By Corinne Murdock |
Following Tuesday’s primary election win, Republican Senate candidate Blake Masters appears to have shifted his campaign tone to appeal to independent voters. That base of “other” voters is the second largest, a close second to registered Republicans.
In a campaign video released Wednesday, Masters’ descriptors now read “independent.” Past videos displayed prominently former President Donald Trump’s endorsement, as well as his features on right-leaning networks like Fox News and conservative pundits’ shows, such as those hosted by Ben Shapiro and Steve Bannon.
In the video, Masters’ wife asserts that America’s heading down a bad path, narrating a smiling Masters playing with his children.
“He’s in it because he loves his country so much, and he loves his state so much. He would make Arizona so proud,” said Catherine.
Masters’ tone shift likely has to do with the increase in Arizona’s independent voters. There are more independent than Democratic voters, and their base comes in a close second to Republican voters.
The secretary of state’s latest voter registration data reported well over 1.4 million Republicans (34 percent), slightly over 1.4 million “other” voters (33 percent, which includes independents, those without a party preference, and those without a major party), and under 1.3 million Democrats (31 percent).
Masters won Tuesday’s primary with slightly over 39 percent of the vote (over 250,800 votes). Candidate Jim Lamon came in second with nearly 29 percent of the vote (under 185,000 votes), and Attorney General Mark Brnovich came in third with over 18 percent of the voter (over 117,300 votes).

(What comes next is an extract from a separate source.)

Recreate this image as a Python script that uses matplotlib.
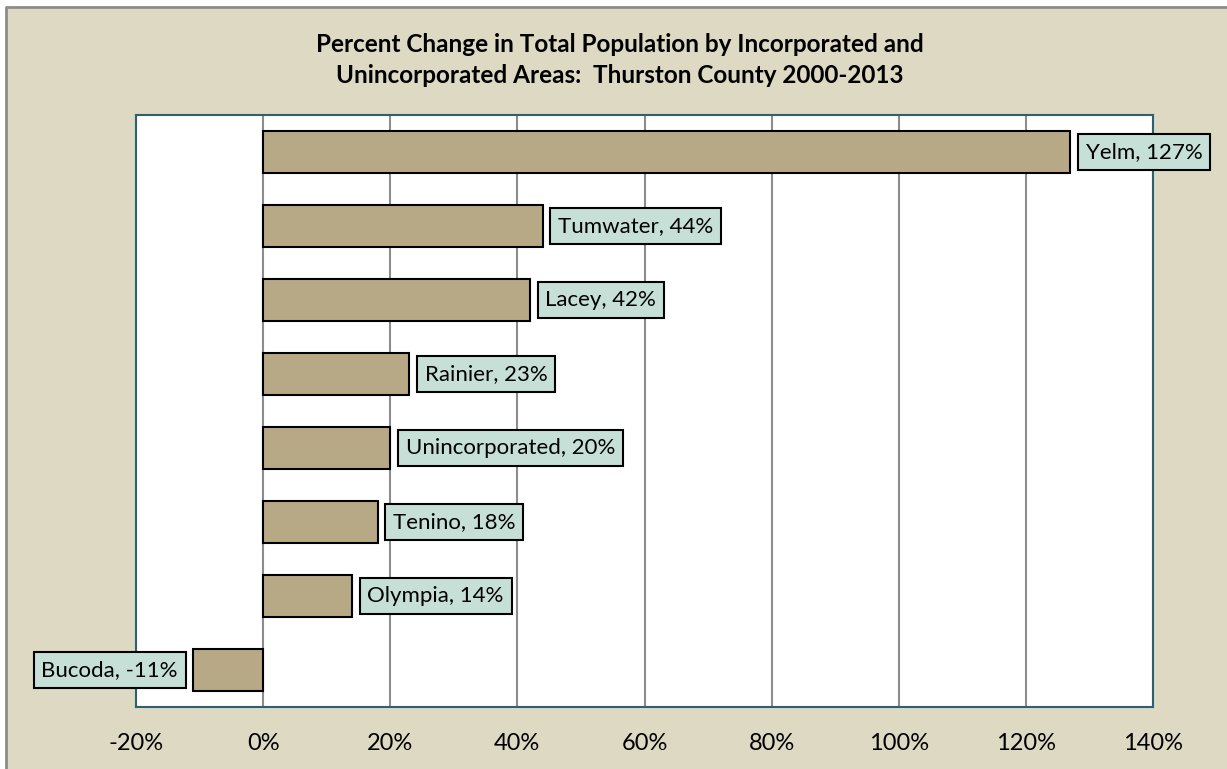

Candidate Mick McGuire earned under 9 percent of the vote (under 56,600 votes), and Justin Olson earned over 5 percent (over 32,800 votes).
Altogether, voters who participated in the Republican primary totaled about 642,500. That’s just over 1 percent of all registered voters, and over 22 percent of Republican and “other” (includes independents) combined.
Masters will face off against the incumbent, Senator Mark Kelly (D-AZ), who was uncontested in his election. Kelly pulled just under 495,500 votes.